I'm with Spandex (and he knows a bit about bikes).
What's important is that the bike fits. If you have long legs and a short back, then the length of top-tube is probably more importand than frame height. Seat height is easier to adjust than reach. You don't want to be too stretched and I'd be wary of having too short a stem fitted.
I'm 5'9" male and ride a 53 giant with a 100mm stem, I'm relatively long backed compared to leg length. I'd not want to reach any more.
A larger sized eg 56 Dolce might have a shorter or similar top-tube length to the compared to the 54 Allez (Check-out the Specialized website for dimensions) as women sometimes prefer a more upright position due to their more vertical hip rotation and soft underparts.

Some bike shops will do you a proper measuring for about £30. This could be money well spent. They got my bike fit mm perfect.

Good and easy reading...

http://www.peterwhitecycles.com/fitting.htm


----------



## Scoosh (16 Oct 2008)

3 wee points:
1) FF beat me to the Peter White sizing link !

2) maybe the man in the shop wanted you to consider the Giant bikes because they are new 2009 models (and probably not even in the shop yet).

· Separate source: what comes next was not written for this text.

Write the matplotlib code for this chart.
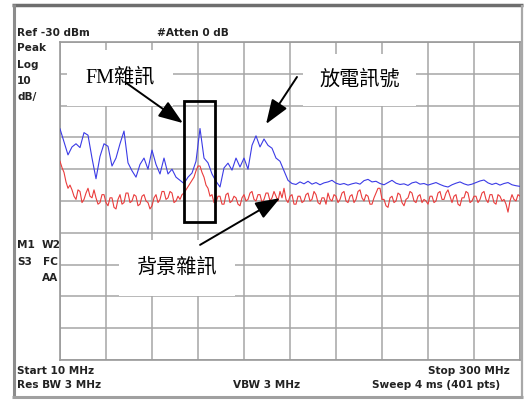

Might they be slighty more expensive ? [he said without any trace of cynicism ]

3) when the decision becomes very hard to make, it matters less if you make the "right" or "wrong" one, as the difference is so small - if that makes sense 

Still think you should try them, though, as that's really the proof of the pudding (or any other metaphor of your choice )


----------



## yello (17 Oct 2008)

Lots of good advice and some of it may sound contradictory to you Andrea... but it isn't! 

Fab Foodie is right about the importance of fit. That said, a good fit can be achieved on different frame sizes (within reason). Think about what Spandex said;



> All good staff in a bike shop can make any tipe of bike fit a woman



There is sufficient adjustment available on a standard bike to get it to fit well enough for you. Certainly, both the bikes you're interested in have that potential.

As an aside, there is personal preference and a degree of fashion (for want of a better word) to frame sizing. It seems more common these days to ride a smaller frame with lots of seat post showing and a longer stem. Look at pictures of Tour de France riders in the 60s and you'll see bigger frames. 

Whatever bike you do get, I would recommend you get a bike shop, or knowledgeable friend, to set it up for you though. That'll give you a starting point. From there, you can make smaller changes with saddle position etc until you find the best position for you.

Edit: Andrea, have a read of the following thread in beginners

http://www.cyclechat.co.uk/forums/showthread.php?t=20869

...it's a very useful insight into what a decent bike shop can do with regard to fitting a bike to the person. I thought the following was of particular relevance to your situation....



> I learnt loads and some of his points about people getting to fixated on frame size rather than position were really interesting!


----------



## jimboalee (19 Oct 2008)

IMHO, you would be better buying the Allez.
As you have been advised, it can be set up to your physical dimensions with a change in stem length.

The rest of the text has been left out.